Un relato kafkiano-castrista
Los invito a indagar la libertad ciudadana en la Cuba castrista desde la trama de un relato de Kafka titulado “Ante la ley”. Un ciudadano de nombre J. en la Cuba socialista de los años 70 le pide a un agente de la Seguridad del Estado que le permita entrar a través de una puerta que conduce a la ley (qué es la ley, no se sabe).
Kafka no aclara si entrar radica en un derecho o un favor. Ya veremos por qué. El seguroso responde:
—Es posible, pero ahora no.
J. vislumbra más allá de la puerta y decide esperar. El oficial se acerca al ciudadano y le susurra:
—Atrévete.
Kafka indica que J. observa continuamente al guardia. Comienza a creer que este es el único obstáculo que lo separa de la ley.
Después de semanas de espera, J. decide sobornar al seguroso. Para lograrlo, se integra al proceso político revolucionario. Hace guardias en la cuadra y acude regularmente a la Plaza de la Revolución a oír las monsergas de la VOZ. Con el tiempo, J. y el seguroso se hacen amigos. Este último se franquea con el primero:
—Todo pinta bien, pero aún tu entrada no ha sido aprobada.
Lo que sigue podría sorprender a cualquiera. Con los años de espera la vista de J. se debilita; ya no sabe si hay menos luz o si solo le engañan sus ojos. En medio de la oscuridad distingue un resplandor que brota de la puerta de la ley.
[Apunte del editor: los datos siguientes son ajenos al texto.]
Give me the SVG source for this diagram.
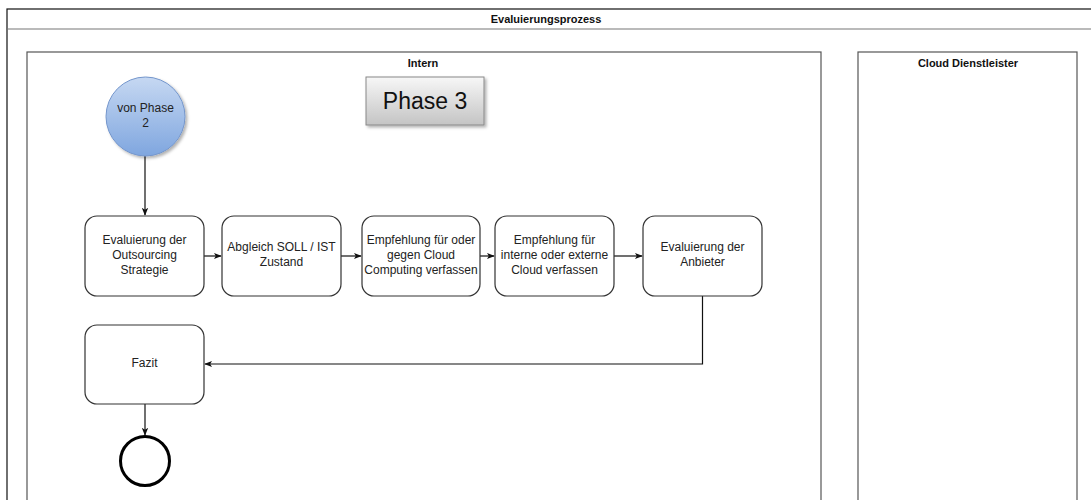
<svg xmlns="http://www.w3.org/2000/svg" width="1091" height="500" viewBox="0 0 1091 500">
  <style>
    .lbl { font-family: "Liberation Sans", Arial, sans-serif; font-size: 12px; fill: #222; text-anchor: middle; }
    .hdr { font-family: "Liberation Sans", Arial, sans-serif; font-size: 11px; font-weight: bold; fill: #111; text-anchor: middle; }
    .task { fill: #ffffff; stroke: #333; stroke-width: 1.2; }
    .lane { fill: none; stroke: #555; stroke-width: 1.2; }
    .conn { fill: none; stroke: #111; stroke-width: 1.2; }
  </style>
  <defs>
    <marker id="arrow" viewBox="0 0 10 10" refX="9" refY="5" markerWidth="8" markerHeight="8" markerUnits="userSpaceOnUse" orient="auto">
      <path d="M0,1 L10,5 L0,9 L2.5,5 Z" fill="#111"/>
    </marker>
    <linearGradient id="startFill" x1="0" y1="0" x2="0" y2="1">
      <stop offset="0" stop-color="#c6d8f2"/>
      <stop offset="1" stop-color="#7fa6df"/>
    </linearGradient>
    <linearGradient id="phaseFill" x1="0" y1="0" x2="0" y2="1">
      <stop offset="0" stop-color="#f7f7f7"/>
      <stop offset="1" stop-color="#c4c4c4"/>
    </linearGradient>
    <filter id="shadow" x="-20%" y="-20%" width="140%" height="150%">
      <feDropShadow dx="2" dy="2" stdDeviation="1.5" flood-color="#000" flood-opacity="0.3"/>
    </filter>
  </defs>

  <!-- pool frame -->
  <g id="pool">
    <rect x="7" y="9" width="1090" height="500" fill="#fff" stroke="#111" stroke-width="1.2"/>
    <line x1="7" y1="29" x2="1091" y2="29" stroke="#777" stroke-width="1.2"/>
    <text class="hdr" x="546" y="23">Evaluierungsprozess</text>
  </g>

  <!-- lanes -->
  <g id="lane-intern">
    <rect class="lane" x="27" y="52" width="794" height="460"/>
    <text class="hdr" x="423" y="67">Intern</text>
  </g>
  <g id="lane-cloud">
    <rect class="lane" x="858" y="52" width="219" height="460"/>
    <text class="hdr" x="968" y="67">Cloud Dienstleister</text>
  </g>

  <!-- phase label -->
  <g id="phase3">
    <rect x="366" y="77" width="118" height="48" fill="url(#phaseFill)" stroke="#888" stroke-width="1" filter="url(#shadow)"/>
    <text x="425" y="109" font-family="'Liberation Sans', Arial, sans-serif" font-size="23" fill="#111" text-anchor="middle">Phase 3</text>
  </g>

  <!-- connectors -->
  <g id="connectors">
    <line class="conn" x1="145" y1="156" x2="145" y2="215" marker-end="url(#arrow)"/>
    <line class="conn" x1="204" y1="256" x2="221" y2="256" marker-end="url(#arrow)"/>
    <line class="conn" x1="341" y1="256" x2="361" y2="256" marker-end="url(#arrow)"/>
    <line class="conn" x1="480" y1="256" x2="494" y2="256" marker-end="url(#arrow)"/>
    <line class="conn" x1="614" y1="256" x2="642" y2="256" marker-end="url(#arrow)"/>
    <polyline class="conn" points="702.5,296 702.5,364 205,364" marker-end="url(#arrow)"/>
    <line class="conn" x1="145" y1="404" x2="145" y2="435" marker-end="url(#arrow)"/>
  </g>

  <!-- start event -->
  <g id="start">
    <circle cx="145.5" cy="116.5" r="39.5" fill="url(#startFill)" stroke="#7496cc" stroke-width="1" filter="url(#shadow)"/>
    <text class="lbl" x="145.5" y="112">von Phase</text>
    <text class="lbl" x="145.5" y="127">2</text>
  </g>

  <g id="task-outsourcing">
    <rect class="task" x="85" y="216" width="119" height="80" rx="12"/>
    <text class="lbl" x="144.5" y="244">Evaluierung der</text>
    <text class="lbl" x="144.5" y="259">Outsourcing</text>
    <text class="lbl" x="144.5" y="274">Strategie</text>
  </g>

  <g id="task-abgleich">
    <rect class="task" x="222" y="216" width="119" height="80" rx="12"/>
    <text class="lbl" x="281.5" y="251">Abgleich SOLL / IST</text>
    <text class="lbl" x="281.5" y="266">Zustand</text>
  </g>

  <g id="task-empfehlung-cloud">
    <rect class="task" x="362" y="216" width="118" height="80" rx="12"/>
    <text class="lbl" x="421" y="244">Empfehlung für oder</text>
    <text class="lbl" x="421" y="259">gegen Cloud</text>
    <text class="lbl" x="421" y="274">Computing verfassen</text>
  </g>

  <g id="task-empfehlung-intern-extern">
    <rect class="task" x="495" y="216" width="119" height="80" rx="12"/>
    <text class="lbl" x="554.5" y="244">Empfehlung für</text>
    <text class="lbl" x="554.5" y="259">interne oder externe</text>
    <text class="lbl" x="554.5" y="274">Cloud verfassen</text>
  </g>

  <g id="task-anbieter">
    <rect class="task" x="643" y="216" width="119" height="80" rx="12"/>
    <text class="lbl" x="702.5" y="251">Evaluierung der</text>
    <text class="lbl" x="702.5" y="266">Anbieter</text>
  </g>

  <g id="task-fazit">
    <rect class="task" x="85" y="325" width="119" height="79" rx="12"/>
    <text class="lbl" x="144.5" y="367">Fazit</text>
  </g>

  <!-- end event -->
  <g id="end">
    <circle cx="145" cy="461" r="24.5" fill="#fff" stroke="#000" stroke-width="3"/>
  </g>
</svg>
Siente que le queda poco tiempo de vida. Antes de morir, todas las experiencias de esos largos años se confunden en su mente en una sola pregunta, que hasta ahora no ha formulado. Justo antes de su último aliento, el ciudadano se entera, por boca del seguroso, de lo siguiente:
—La puerta estaba reservada solamente para ti y ahora voy a cerrarla.
¿Cuál es el misterio? Hay una versión fácil, en la que J. es víctima de un chantaje político. Odia el sistema, pero tiene miedo y acepta su larga espera. Y mientras, a resolver se ha dicho. Abriga la esperanza equivocada de que “darle tiempo” es la mejor salida (o la mejor entrada) posible. Pasan los meses y la espera hace estasis. De ahí surge la extrañeza de que el asunto pudo haber tenido solución: doce pasos al frente y cruzar decisivamente el umbral.
Proponemos otra versión alternativa: J. miente y se engaña. Siempre ha visto la puerta como un “es posible” pero “todavía no”, fenómeno que refleja su realidad cotidiana. Desea entrar, sí, pero ese apetito no es tan fuerte como para sacarlo de su marasmo. Querer entrar en la ley es un epifenómeno político demasiado al norte de los hechos. Yel seguroso (entrenado en cuestiones ideológicas) lo sabe muy bien. De ahí que terminen comulgando y metiéndose forro el uno al otro. Ese teatro de esperar de J. es un para-qué-perder-el-tiempo, para-qué-volvernos-locos político y existencial que solo se aprende en la escuelita totalitaria castrista.
¿Cómo pudo el ciudadano ignorar por tanto tiempo que nadie absolutamente entraba por la puerta? Y a los demás, ¿acaso no les importaba entrar? El asunto es que el ciudadano no se ve como unidad sino como el pueblo, ¿y puede haber acaso una puerta tan grande por donde entre tanta gente?
La realidad kafkiana aplicada al castrismo no termina con una crisis existencial, sino más bien con la incertidumbre propia del pelágico letargo totalitario.
Hay otro asunto de índole privada. J. comenzó a disfrutar sus guardias en el CDR, el empuje unánime de las concentraciones, el calor compañeril de los círculos de estudio y la disciplina de los lineamientos del Partido. Para el ciudadano, la puerta fue un quizá al norte del horizonte, inmanencia que alimenta a millones de almas que aún esperan entrar por la puerta de la ley.